The duties of operators are provided in relation to conditions. Records must be kept and be made available for inspection. The Minister may make guidelines having sought representations in relation to dog breeding establishments.
All dogs in an establishment must be microchipped. The microchip database must be updated. Implanting must be carried out by an authorised implanter.
The local authority may appoint officers including veterinary practitioners and those connected with animal welfare, to act as authorised persons to assist in its functions under the legislation. Authorised persons may enter and inspect premises other than a dwelling house, which is suspected of being a dog breeding establishment.
The inspector may inspect premises and take copies of records on the premises. It may require the owner or operator or those employed to answer certain questions relating to the operation. An authorized person may be accompanied by another authorised person or a member from Garda Siochana.
It is an offence to obstruct or refuse to comply with requirements made by an authorised officer. A warrant is required to enter a dwelling house.
The local authority may serve an improvement notice on an establishment if it is believed to be in breach of the legislation, or if there is a threat to public health or animal welfare. The improvement notice sets out details of specific notice that must be taken within a timeline. There is a right to appeal to the District Court against the notice.

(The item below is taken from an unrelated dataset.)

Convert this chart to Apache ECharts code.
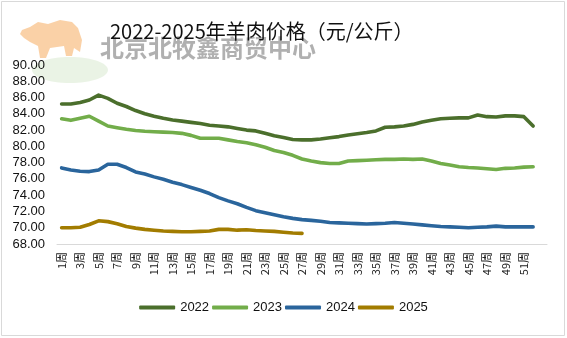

A local authority may issue a closure notice requiring that the establishment cease breeding or cease keeping dogs at the establishment on stated rounds. There is provision for an appeal to the District Court which may affirm, revoke or give directions to the establishment. Breach of a closure notice is an offence.
Fines of up to €5,000 and six months imprisonment are provided for certain offences including
- providing false information,
- non-display of registration certificate,
- obstruction of authorised personnel.
- forgery of certain documents
- contravention of a closing order
Increased fines are applicable on conviction on indictment. Fixed payment notices may be issued for non-display of registration certificates.
The Control of Dogs Act is amended to provide for a lifelong dog licence. A new dog licence fee is €20 for an individual licence, €400 for a general dog licence for numerous dogs and €140 for a lifetime licence. The fees may be varied by reference to changes in the consumer price index.
A database is to be established and information is to be retained under the legislation. The Welfare of Greyhounds Act 2011 provides for the welfare of greyhounds. It regulates the operation of greyhound breeding establishments and provides a register of greyhound breeding establishments.
Welfare of Greyhounds
The legislation supplements the Dog Breeding Establishments Act and is intended to provide a new regime for the welfare of greyhounds. The approach taken differs from that in the Dog Breeding Establishment Act due to the distinct nature and controls applying to greyhounds.
The greyhound industry registers and identifies all animals as a part of maintaining the integrity of dog racing. It extends to all greyhounds and the racing and coursing industry and not only those found on a registered establishment. Greyhounds are defined as all animals entered in the Irish Greyhound Stud Book.
Greyhounds are covered by the welfare provisions whether or not they are in a registered breeding establishment. The welfare requirements apply to animal keepers and oblige them to safeguard animals in their care.
There are provisions for the destruction of greyhounds who are in pain or distress or an acute state of neglect. There are provisions for penalties and fixed penalty notices.
Unregistered greyhounds including those kept as pets, are not regulated by the legislation but are subject to the Dog Breeding Establishment Act.
There is provision for codes of practice for the greyhound industry as well as specific welfare standards and powers to make regulations for the welfare of greyhounds. Regulations for the identification of greyhounds and the requirement to notify sale and transfer have been made. This is designed to ensure traceability and to secure responsibility on the part of owners.
There are provisions restricting the number of times a female greyhound can be bred. There are welfare concerns with carrying excessive numbers of litters. The minimum breeding age is 15 months. This is higher than the minimum breeding age under the Dog Breeding Establishment Act 2010.
The Irish Coursing Club is not permitted to register litters born to greyhounds under 15 months, who are accordingly prohibited from racing or coursing events.
Establishments with four or more bitches over the 15 months of age which have been used or are being used for breeding, are to be registered as a greyhound breeding establishments.
There are procedures whereby the Irish Coursing Club may refuse or withdraw the registration of a breeding establishment. Decisions refusing or withdrawing registration may be appealed to the District Court which has the power to confirm, vary or annul the same.
There is provision for the enforcement of legislation and appointment of welfare officers by the local authority, the Greyhound Welfare Board and the Irish Coursing Club. Officers have the power to inspect and issue welfare notices. Notices may require a range of actions to secure the interests of the welfare of greyhounds. There is a right of appeal.